GIVEN PROBLEM
Scan the data below for the string "with". Show every line where it turns up.

>> begin DATA SECTION

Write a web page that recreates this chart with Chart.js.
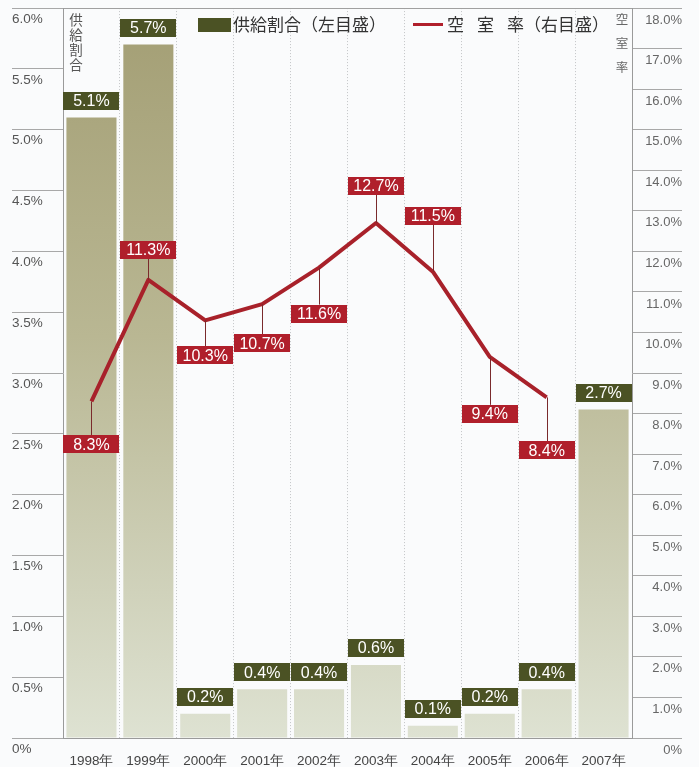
<!DOCTYPE html>
<html>
<head>
<meta charset="utf-8">
<script src="https://cdn.jsdelivr.net/npm/chart.js@4.4.1/dist/chart.umd.min.js"></script>
<style>
  html, body { margin: 0; padding: 0; background: #fafbfc; }
  #wrap { width: 699px; height: 767px; }
</style>
</head>
<body>
<div id="wrap"><canvas id="chart" width="699" height="767"></canvas></div>
<script>
// Categories and series
const years = ['1998年', '1999年', '2000年', '2001年', '2002年', '2003年', '2004年', '2005年', '2006年', '2007年'];
const supplyShare = [5.1, 5.7, 0.2, 0.4, 0.4, 0.6, 0.1, 0.2, 0.4, 2.7];        // 供給割合 (%), left scale
const vacancyRate = [8.3, 11.3, 10.3, 10.7, 11.6, 12.7, 11.5, 9.4, 8.4, null];  // 空室率 (%), right scale

// Axis tick values
const leftTicks = [0, 0.5, 1.0, 1.5, 2.0, 2.5, 3.0, 3.5, 4.0, 4.5, 5.0, 5.5, 6.0];
const rightTicks = [0, 1, 2, 3, 4, 5, 6, 7, 8, 9, 10, 11, 12, 13, 14, 15, 16, 17, 18];

// Vertical placement of the vacancy-rate tags relative to their points (px, + is below)
const rateTagShift = [43, -30, 35, 39, 46, -37, -56, 57, 53, 0];

const OLIVE = '#4b5224';
const RED_BOX = '#b01f2b';
const RED_LINE = '#a8212a';
const NUM_FONT = '"Liberation Sans", Arial, sans-serif';
const JP_FONT = '"Noto Sans CJK JP", "Noto Sans CJK SC", sans-serif';

function pct(v) { return v === 0 ? '0%' : v.toFixed(1) + '%'; }

function barGradient(ctx) {
  const area = ctx.chart.chartArea;
  if (!area) return '#bcba98';
  const g = ctx.chart.ctx.createLinearGradient(0, area.top, 0, area.bottom);
  g.addColorStop(0, '#a39e74');
  g.addColorStop(0.45, '#b9b793');
  g.addColorStop(0.8, '#d0d2bb');
  g.addColorStop(1, '#dee2d2');
  return g;
}

function tag(ctx, cx, cy, w, h, fill, text) {
  ctx.fillStyle = fill;
  ctx.fillRect(Math.round(cx - w / 2), Math.round(cy - h / 2), w, h);
  ctx.fillStyle = '#ffffff';
  ctx.font = '16px ' + NUM_FONT;
  ctx.textAlign = 'center';
  ctx.textBaseline = 'middle';
  ctx.fillText(text, cx, cy + 1);
}

// Value tags on bars and line points
const tagPlugin = {
  id: 'valueTags',
  afterDatasetsDraw(chart) {
    const ctx = chart.ctx;
    const xs = chart.scales.x;
    const step = xs.getPixelForValue(1) - xs.getPixelForValue(0);
    const w = Math.round(step) - 1;
    const h = 18;
    ctx.save();
    // bar tags
    const barMeta = chart.getDatasetMeta(1);
    barMeta.data.forEach((bar, i) => {
      const cy = bar.y - 8 - h / 2;
      tag(ctx, bar.x, cy, w, h, OLIVE, supplyShare[i].toFixed(1) + '%');
    });
    // line tags with leaders
    const lineMeta = chart.getDatasetMeta(0);
    lineMeta.data.forEach((pt, i) => {
      const v = vacancyRate[i];
      if (v === null || v === undefined) return;
      const shift = rateTagShift[i];
      const cy = pt.y + shift;
      const edge = shift > 0 ? cy - h / 2 : cy + h / 2;
      ctx.strokeStyle = '#7a2a2c';
      ctx.lineWidth = 1;
      ctx.beginPath();
      ctx.moveTo(Math.round(pt.x) + 0.5, pt.y);
      ctx.lineTo(Math.round(pt.x) + 0.5, edge);
      ctx.stroke();
      tag(ctx, pt.x, cy, w, h, RED_BOX, v.toFixed(1) + '%');
    });
    ctx.restore();
  }
};

// Legend and vertical scale captions
const captionPlugin = {
  id: 'captions',
  afterDraw(chart) {
    const ctx = chart.ctx;
    ctx.save();
    // legend: supply share
    ctx.fillStyle = OLIVE;
    ctx.fillRect(198, 18, 33, 14);
    ctx.fillStyle = '#333333';
    ctx.font = '17px ' + JP_FONT;
    ctx.textAlign = 'left';
    ctx.textBaseline = 'middle';
    ctx.fillText('供給割合（左目盛）', 233, 25);
    // legend: vacancy rate
    ctx.strokeStyle = RED_BOX;
    ctx.lineWidth = 3;
    ctx.beginPath();
    ctx.moveTo(413, 24.5);
    ctx.lineTo(443, 24.5);
    ctx.stroke();
    ctx.fillText('空', 447, 25);
    ctx.fillText('室', 477, 25);
    ctx.fillText('率（右目盛）', 507, 25);
    // vertical captions
    ctx.fillStyle = '#555555';
    ctx.textAlign = 'center';
    ctx.font = '13.5px ' + JP_FONT;
    ['供', '給', '割', '合'].forEach((c, i) => ctx.fillText(c, 76, 20 + i * 15));
    ctx.fillStyle = '#666666';
    ctx.font = '12.5px ' + JP_FONT;
    ['空', '室', '率'].forEach((c, i) => ctx.fillText(c, 622, 19 + i * 24));
    ctx.restore();
  }
};

new Chart(document.getElementById('chart'), {
  data: {
    labels: years,
    datasets: [
      {
        type: 'line',
        label: '空室率',
        data: vacancyRate,
        yAxisID: 'yR',
        borderColor: RED_LINE,
        borderWidth: 4,
        pointRadius: 0,
        tension: 0,
        borderJoinStyle: 'round',
        spanGaps: false,
        order: 0
      },
      {
        type: 'bar',
        label: '供給割合',
        data: supplyShare,
        yAxisID: 'yL',
        backgroundColor: barGradient,
        borderWidth: 0,
        barPercentage: 0.88,
        categoryPercentage: 1,
        order: 1
      }
    ]
  },
  plugins: [tagPlugin, captionPlugin],
  options: {
    responsive: false,
    devicePixelRatio: 1,
    animation: false,
    layout: { padding: { left: 12, right: 17, top: 8, bottom: 0 } },
    plugins: { legend: { display: false }, tooltip: { enabled: false } },
    scales: {
      x: {
        offset: true,
        grid: { offset: true, drawTicks: false, color: '#c2c4c6', lineWidth: 1 },
        border: { display: true, color: '#9a9a9a', dash: [1, 2] },
        ticks: { color: '#444444', font: { family: NUM_FONT, size: 13.5 }, padding: 15, maxRotation: 0, autoSkip: false },
        afterFit(s) { s.height = 29; }
      },
      yL: {
        position: 'left',
        min: 0,
        max: 6,
        afterBuildTicks(s) { s.ticks = leftTicks.map(v => ({ value: v })); },
        grid: {
          drawOnChartArea: true,
          color: c => (c.tick && c.tick.value === 6 ? '#a0a0a0' : 'rgba(0,0,0,0)'),
          tickColor: '#a8a8a8',
          tickLength: 51
        },
        border: { color: '#9a9a9a' },
        ticks: {
          callback: v => pct(v),
          crossAlign: 'far',
          labelOffset: 11,
          padding: 0,
          autoSkip: false,
          color: '#555555',
          font: { family: NUM_FONT, size: 13.5 }
        },
        afterFit(s) { s.width = 51; }
      },
      yR: {
        position: 'right',
        min: 0,
        max: 18,
        afterBuildTicks(s) { s.ticks = rightTicks.map(v => ({ value: v })); },
        grid: { drawOnChartArea: false, tickColor: '#a8a8a8', tickLength: 50 },
        border: { color: '#9a9a9a' },
        ticks: {
          callback: v => pct(v),
          crossAlign: 'far',
          labelOffset: 12,
          padding: 0,
          autoSkip: false,
          color: '#666666',
          font: { family: NUM_FONT, size: 13 }
        },
        afterFit(s) { s.width = 50; }
      }
    }
  }
});
</script>
</body>
</html>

>> end DATA SECTION

SOLUTION TO THE EXERCISE
Write a web page that recreates this chart with Chart.js.
    // line tags with leaders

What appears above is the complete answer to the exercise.